In other words, what we have in the integration project as Beckwith and Moreland described it is the embracing of Roman Catholicism’s and Protestant Liberalism’s view of the relationship between God and the creation in general, and God and humans, and the church in particular, and all in the name of “evangelical” thought. If you are wondering why there seems to be so little in the way of distinctly Christian thought pushing back against what is popular in American culture, here is part of your answer: What so often passes for Christian education in America affirms the basic presuppositions of the very Godless thought that is popular in American culture. It is, in fact, naturalism: the idea that the physical material realm is all that there is. It is what has given birth to the LGBTQ+ movement, and its cadre of sexual deviancies, as well as woke Critical Race Theory.
In his 1992 Bampton Lectures titled: The One, the Three and the Many: God, Creation and the Culture of Modernity, British theologian Colin Gunton argued, among other things, that the essence of “modern” thought—and here he uses “modern” not in the sense of “contemporary” but as a distinct philosophy—is that it treats humans as if they are disengaged from creation and able to create their own truth and values. Consider the following in his endorsement of some of the work of philosopher Charles Taylor.
Disengagement means standing apart from each other and the world and treating the other as external, as mere object. The key is in the word instrumental: we use the other as an instrument, as the mere means for realizing our will, and not as in some way integral to our being. It has its heart in the technocratic attitude: the view that the world is there to do with exactly as we choose. Its other side—and I give an extreme view—is that we do not seek in the world for what is true and good and beautiful, but create our truth and values for ourselves.
This is the attitude and approach, whether they recognize it or not, of those who harp about the need for Christians to integrate faith and learning, or their Christian faith with the object or subject of their studies. As it turns out, the enemy has been in the “gates” of the Church for some time.

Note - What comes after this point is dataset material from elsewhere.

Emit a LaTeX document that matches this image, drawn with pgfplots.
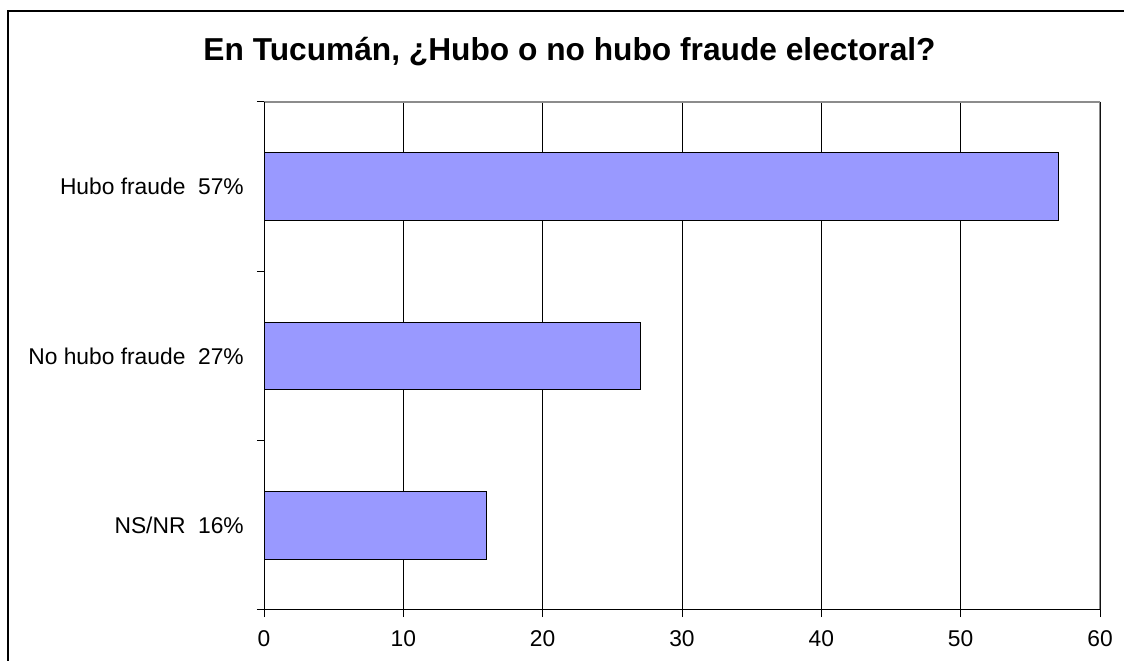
\documentclass[border=0pt]{standalone}
\usepackage{pgfplots}
\pgfplotsset{compat=1.18}
\usepackage{fontspec}
\setmainfont{Liberation Sans}
\definecolor{barblue}{RGB}{153,153,255}
\definecolor{bordergray}{RGB}{140,140,140}
\begin{document}
\begin{tikzpicture}[x=1pt,y=1pt]
\useasboundingbox (0,0) rectangle (1124,661);
\clip (0,0) rectangle (1124,661);
\fill[white] (0,0) rectangle (1124,661);
\draw[line width=2pt] (8,-20) -- (8,650) -- (1140,650);
\node[anchor=base, font=\bfseries\fontsize{31.7}{38}\selectfont] at (569.5,600) {En Tucumán, ¿Hubo o no hubo fraude electoral?};
\begin{axis}[
  at={(264pt,51pt)}, anchor=south west,
  scale only axis, width=836pt, height=508pt,
  xmin=0, xmax=60, ymin=-0.5, ymax=2.5,
  xtick={0,10,20,30,40,50,60},
  ytick={-0.5,0.5,1.5,2.5}, yticklabels={},
  extra y ticks={0,1,2},
  extra y tick labels={NS/NR\ \ 16\%, No hubo fraude\ \ 27\%, Hubo fraude\ \ 57\%},
  extra y tick style={major tick length=0pt, yticklabel style={inner sep=0pt, anchor=east, xshift=-20pt}},
  tick align=outside, xtick pos=bottom, ytick pos=left,
  major tick length=7pt,
  tick style={black, line width=1pt},
  xmajorgrids, major x grid style={black, line width=1pt},
  axis line style={draw=none},
  tick label style={font=\fontsize{22.8}{27}\selectfont},
  xticklabel style={inner sep=0pt, anchor=north, yshift=-13pt},
  /pgf/number format/assume math mode=true,
]
\addplot[xbar, bar width=0.4, fill=barblue, draw=black, line width=1pt] coordinates {(16,0) (27,1) (57,2)};
\draw[bordergray, line width=1.5pt] (rel axis cs:0,1) -- (rel axis cs:1,1) -- (rel axis cs:1,0);
\draw[black, line width=1.5pt] (rel axis cs:0,1) -- (rel axis cs:0,0) -- (rel axis cs:1,0);
\end{axis}
\end{tikzpicture}
\end{document}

According to Scripture, God created all things by his Word and Spirit. He determined what all things are. He gave them being. Their doing is dependent on what God created them to be, and what God allows them to do. Our doing is dependent on who God is and what God does, or, what God has done, is doingand will do. The truly Christian way of thinking and living endorses and lives according to the truth that in order live obediently to God one must submit one’s self to an order that God created, sustains and redeems. God has created us to be discoverers and interpreters of what he created and to live in harmony with that creation as it is. It is simply wrong-headed, if not wretchedly rebellious, to think that we need to integrate faith and reason, or any reality of life with any other reality. All things are integrated, because God integrated them. Sin spoiled or corrupted this integration, but did not destroy it. We need to discern what constitutes the integration that God brought and how Jesus’ life, death, resurrection and ascension have brought, are bringing and will bring purification to his already integrated cosmos. We are not disengaged from creation but engaged to itby God; we are an integral part of creation, and always have been ever since God gave us being. It is in God that we live and move and have our being. Therefore, the Christian faith and life requires us to recognize that we are fundamentally receivers, not takers, discoverers not determiners, interpreters not integrators, and given the glorious privilege and duty to discern and practice the truth as it already is in Jesus. If education is going to be Christian, it must begin with this foundational belief and act according to it.